Australian rallying legend, Doug Stewart. Photo: Stuart Bowes

"I already knew about Colts. In 1962 John Bryson and I had previously driven an older 1000cc Colt (with steering column mounted gear change!) and we had won the Mountain Rally in this car by seven minutes. "We knew that Colts were basically very strong cars. We could cut corners all over the place, driving through the trees. The car was totally reliable and impressed me very much. "I was therefore very happy to help with this work. There were four or five of us and they gave us two cars to test. "It turned out to be a truly gruelling 8000 mile trip around Australia! We went all over, from the north down to the snow country. I remember the cars were totally reliable except for one alternator connection failure. "We made some 53 recommendations for them to consider for production cars and the large majority were adopted.” After doing the Mitsubishi test work Doug casually proposed to Mr Kitane at MHI (Mitsubishi Heavy Industries as it was then called) that the Colt 1100 would do well if they were entered in a forthcoming Round-Australian Rally. He asked if it was possible to finish in the top 10. “I said yes. He entered three cars and we finished (I think) fourth, fifth and seventh overall and took the manufacturers' prize.

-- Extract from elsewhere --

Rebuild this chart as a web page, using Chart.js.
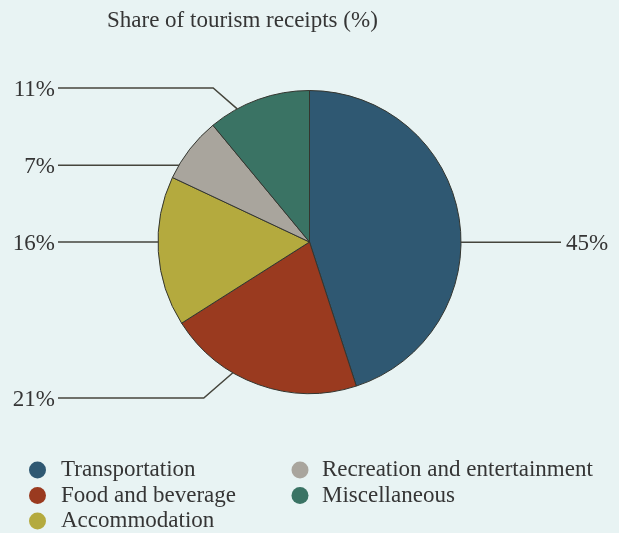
<!DOCTYPE html>
<html>
<head>
<meta charset="utf-8">
<script src="https://cdn.jsdelivr.net/npm/chart.js@4.4.1/dist/chart.umd.min.js"></script>
<style>
    html, body { margin: 0; padding: 0; background: #e8f3f3; }
    #wrap { width: 619px; height: 533px; position: relative; }
</style>
</head>
<body>
<div id="wrap"><canvas id="receipts_chart"></canvas></div>
<script>
// receipts by spending category, clockwise from 12 o'clock
var categories = ['Transportation', 'Food and beverage', 'Accommodation', 'Recreation and entertainment', 'Miscellaneous'];
var shares = [45, 21, 16, 7, 11];
var chartTitle = 'Share of tourism receipts (%)';

var sliceColors = ['#2f5872', '#9a3a1f', '#b4aa3e', '#a9a59d', '#3a7364'];

// where each leader line touches its slice (fraction along the arc) and the row its label sits on
// y: null -> straight line at the height of the touch point
var leaders = [
    {frac: 0.556, y: null},
    {frac: 0.64,  y: 398},
    {frac: 0.5625, y: null},
    {frac: 0.21,  y: null},
    {frac: 0.28,  y: 88}
];

var serif = "'Liberation Serif', 'Times New Roman', serif";
var textColor = '#353535';
var lineColor = '#45453c';

var extrasPlugin = {
    id: 'receiptsExtras',
    afterDraw: function (chart) {
        var ctx = chart.ctx;
        var arcs = chart.getDatasetMeta(0).data;
        ctx.save();
        ctx.font = '23px ' + serif;
        ctx.fillStyle = textColor;

        // title
        ctx.textAlign = 'left';
        ctx.textBaseline = 'alphabetic';
        ctx.fillText(chartTitle, 107, 27);

        // leader lines + percentages
        ctx.strokeStyle = lineColor;
        ctx.lineWidth = 1.5;
        for (var i = 0; i < arcs.length; i++) {
            var a = arcs[i].getProps(['x', 'y', 'startAngle', 'endAngle', 'outerRadius'], true);
            var ang = a.startAngle + leaders[i].frac * (a.endAngle - a.startAngle);
            var px = a.x + a.outerRadius * Math.cos(ang);
            var py = a.y + a.outerRadius * Math.sin(ang);
            var rowY = leaders[i].y === null ? py : leaders[i].y;
            var left = px < a.x;
            var txt = shares[i] + '%';
            var endX = left ? 58 : 561;
            var elbowX = px;
            if (leaders[i].y !== null) {
                elbowX = left ? px - 1.15 * Math.abs(py - rowY) : px + 1.15 * Math.abs(py - rowY);
            }
            ctx.beginPath();
            ctx.moveTo(endX, rowY);
            ctx.lineTo(elbowX, rowY);
            ctx.lineTo(px, py);
            ctx.stroke();

            ctx.textAlign = left ? 'right' : 'left';
            ctx.fillText(txt, left ? 55 : 566, rowY + 8);
        }

        // legend, two columns filled top to bottom
        var cols = [{dot: 37.5, text: 61}, {dot: 300, text: 322}];
        var rowBase = 476, rowStep = 25.5;
        ctx.textAlign = 'left';
        for (var j = 0; j < categories.length; j++) {
            var col = cols[Math.floor(j / 3)];
            var base = rowBase + (j % 3) * rowStep;
            ctx.beginPath();
            ctx.arc(col.dot, base - 6, 8.5, 0, Math.PI * 2);
            ctx.fillStyle = sliceColors[j];
            ctx.fill();
            ctx.fillStyle = textColor;
            ctx.fillText(categories[j], col.text, base);
        }
        ctx.restore();
    }
};

var ctx = document.getElementById('receipts_chart').getContext('2d');
var receiptsChart = new Chart(ctx, {
    type: 'pie',
    data: {
        labels: categories,
        datasets: [{
            data: shares,
            backgroundColor: sliceColors,
            borderColor: '#33352f',
            borderWidth: 1,
            hoverOffset: 0,
            offset: 0
        }]
    },
    options: {
        responsive: true,
        maintainAspectRatio: false,
        animation: false,
        layout: {
            padding: {top: 90, bottom: 139, left: 0, right: 0}
        },
        plugins: {
            legend: {display: false},
            title: {display: false},
            tooltip: {enabled: false}
        }
    },
    plugins: [extrasPlugin]
});
</script>
</body>
</html>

Doug Stewart in a Mitsubishi Galant in the 1971 KLG International Rally of the Hills. Photo: Graham Ruckert

"In those days the sales of Mitsubishi cars were handled by the Chrysler Group, but they hardly sold more than 200 cars or so a month. "After the rally their interest continued. We went on to win the Southern Cross Rally five times from 1972 to 1976, and sales immediately shot up to 1000 or so a month." This is the same Mr Kitane who went on to become President of Ralliart, then he worked in Product Planning when it was a very small car manufacturing company. He later became the head of the department when Mitsubishi Motors Company was formed. Certainly the commercial effect of the Southern Cross impressed Mr Kitane that this kind of motorsport really made commercial sense, and Mitsubishi has believed in this philosophy ever since. Stewart continued: "By this time Andrew Cowan had agreed to drive for us. "Andrew had arrived on the Australian rally scene when he won the first London-Sydney Marathon in 1968, his first introduction to rallying in the Antipodes. "After the event I met him in my office. We got on well, so he was immediately on my list when I was asked to propose some drivers for driving the new Galant on long distance events, which were coming up. "We needed drivers who were both fast and who never wanted to give up. Andrew fitted into that group, along with Tony Fall, Edgar Herrmann, and we also managed to get Hannu Mikkola to drive for us as well. "Anyway, Andrew was the first one on my list and he just kept winning every time he took part, even though there was very strong competition in those days. He helped consolidate the company's approach to motorsport.” Mitsubishi finally officially withdrew from motorsport in December 2005. The memories will last forever of the world manufacturers’ title in 1998, four world drivers championship titles (1996 to 1999) from Tommi Makinen, and four Group N World Rally Championship titles with Gustavo Trelles (again 1996 to 1999). All thanks to the persuasive efforts of Doug Stewart.